CPP: NGO Complaints Won’t Reduce Donor Aid

Lawmakers in Prime Minister Hun Sen’s ruling CPP on Mon­day expressed confidence that criticism from NGOs, including a blistering report on illegal logging from forestry watchdog Global Witness, would not cause donors to reduce their aid pledges to Cambodia at the forthcoming do­nor meeting.

At an annual two-day meeting scheduled for next week, Cam­bodia’s donors are expected to announce their assistance levels to the government while reviewing “benchmarks” used to gauge efforts at ongoing reform.

The government has often been criticized for failing to meet those benchmarks, which concern areas such as combating corruption, administrative and judicial reform and land management.

In a statement to be submitted to the donor meeting, now known as the Cambodian De­velop­ment Cooperation Forum, the NGO Forum on Cambodia said that progress was lagging or stalled in an array of areas including natural resource management and human development.

“As with previous deadlines, the deadline of June 2006 for the draft anticorruption law to be finalized and approved has been missed,” the group said in a statement on Friday. “A year after this deadline, there is no apparent progress in the legislation process.”

The Hong Kong-based Asian Human Rights Commission on Monday also drew donors’ attention to what it called continuing restrictions on freedom of assembly and expression and unpunished crimes allegedly committed by government officials.
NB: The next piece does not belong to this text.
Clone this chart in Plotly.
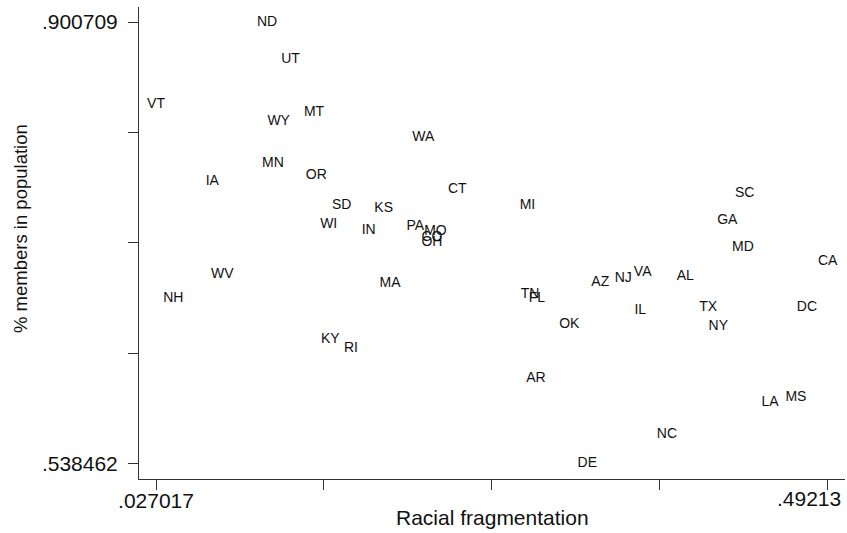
import plotly.graph_objects as go

# state labels, racial fragmentation (x) and share of members in population (y)
states = ["ND", "UT", "VT", "WY", "MT", "WA", "MN", "OR", "IA", "SD", "KS",
          "WI", "IN", "PA", "MO", "CO", "OH", "CT", "MI", "SC", "GA", "MD",
          "CA", "WV", "NH", "MA", "KY", "RI", "AZ", "NJ", "VA", "AL", "TN",
          "FL", "IL", "TX", "DC", "OK", "NY", "AR", "LA", "MS", "NC", "DE"]
frag = [0.10388, 0.12015, 0.027017, 0.11198, 0.13642, 0.21211, 0.10803,
        0.13802, 0.06600, 0.15560, 0.18469, 0.14660, 0.17430, 0.20657,
        0.22055, 0.21813, 0.21813, 0.23565, 0.28426, 0.43466, 0.42261,
        0.43348, 0.49213, 0.07293, 0.03900, 0.18905, 0.14771, 0.16204,
        0.33467, 0.35059, 0.36403, 0.39353, 0.28599, 0.29084, 0.36237,
        0.40945, 0.47780, 0.31320, 0.41638, 0.29014, 0.45218, 0.47018,
        0.38085, 0.32567]
members = [0.900709, 0.86998, 0.83306, 0.81944, 0.82625, 0.80574, 0.78465,
           0.77480, 0.77021, 0.75052, 0.74773, 0.73460, 0.72968, 0.73329,
           0.72919, 0.72369, 0.71959, 0.76332, 0.75052, 0.76004, 0.73788,
           0.71606, 0.70457, 0.69358, 0.67388, 0.68595, 0.64024, 0.63261,
           0.68734, 0.69005, 0.69497, 0.69226, 0.67717, 0.67364, 0.66404,
           0.66683, 0.66683, 0.65255, 0.65124, 0.60825, 0.58888, 0.59241,
           0.56230, 0.538462]

xmin, xmax = min(frag), max(frag)
ymin, ymax = min(members), max(members)
xticks = [xmin + i * (xmax - xmin) / 4 for i in range(5)]
yticks = [ymin + i * (ymax - ymin) / 4 for i in range(5)]
xticktext = [".027017", "", "", "", ""]
yticktext = [".538462", "", "", "", ".900709"]

FONT = "Liberation Sans, Arial"
INK = "#111"

fig = go.Figure()
fig.add_trace(go.Scatter(
    x=frag, y=members, text=states, mode="text",
    textposition="middle center",
    textfont=dict(family=FONT, size=14, color="#111"),
    hoverinfo="text+x+y", showlegend=False))

xpad = (xmax - xmin) * 17 / 671.7
fig.update_xaxes(
    range=[xmin - xpad, xmax + xpad * 1.02],
    tickvals=xticks, ticktext=xticktext,
    ticks="outside", ticklen=10, tickwidth=1, tickcolor="#333",
    ticklabelstandoff=-7,
    showline=True, linecolor="#333", linewidth=1,
    showgrid=False, zeroline=False, automargin=False,
    tickfont=dict(family=FONT, size=21, color=INK))
ypad = (ymax - ymin) * 15.5 / 441.5
fig.update_yaxes(
    range=[ymin - ypad, ymax + ypad * 0.97],
    tickvals=yticks, ticktext=yticktext,
    ticks="outside", ticklen=10, tickwidth=1, tickcolor="#333",
    ticklabelstandoff=6,
    showline=True, linecolor="#333", linewidth=1,
    showgrid=False, zeroline=False, automargin=False,
    tickfont=dict(family=FONT, size=21, color=INK))

fig.update_layout(
    width=847, height=533,
    margin=dict(l=139, r=2, t=7, b=54),
    paper_bgcolor="white", plot_bgcolor="white",
    annotations=[
        # last x tick label, pushed left so it stays inside the page
        dict(text=".49213", x=xmax, xref="x", y=(479 - 499) / 472,
             yref="paper", xanchor="right", yanchor="middle", xshift=15,
             showarrow=False, font=dict(family=FONT, size=21, color=INK)),
        dict(text="Racial fragmentation", xref="paper", yref="paper",
             x=(492 - 139) / 706, y=(479 - 517) / 472, showarrow=False,
             xanchor="center", yanchor="middle",
             font=dict(family=FONT, size=21, color=INK)),
        dict(text="% members in population", xref="paper", yref="paper",
             x=(21 - 139) / 706, y=(479 - 229) / 472, showarrow=False,
             textangle=-90, xanchor="center", yanchor="middle",
             font=dict(family=FONT, size=18.5, color=INK)),
    ])

# drop the default page margin so the figure sits at the window's corner
fig.write_html("out.html", config={"displayModeBar": False},
               post_script="document.body.style.margin='0';"
                           "document.body.style.overflow='hidden';")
“Donors should have been quite well aware of this parlous human rights situation in Cambodia,” the group said in a statement.

Deputy National Assembly President and CPP lawmaker Nguon Nhel said Monday that donors know the government’s performance is deserving of their help.

“Donor countries are not bringing sacks of dollars to the government for its corruption,” he said. “I don’t think the donor countries and international institutions will believe the NGOs’ reports,” he added.

CPP lawmaker Cheam Yeap said NGO recommendations will be considered but not necessarily heeded by the government.

“I think the donors will listen most to the comments of Sam­dech Hun Sen and Finance Minister Keat Chhon,” Cheam Yeap said.

“I think donor countries care about all Cambodian people and Global Witness’ report was just an exaggeration and just indirect research from far away,” he said. “I don’t think Global Witness will stop donor countries from giving aid to Cambodia.”

Speaking on condition of anonymity, a Western diplomat said Monday that Cambodia’s donor institutions and countries may not see eye-to-eye with NGOs on the expected government benchmarks.

“The benchmarks of the NGOs and those of the governments are different,” the diplomat said.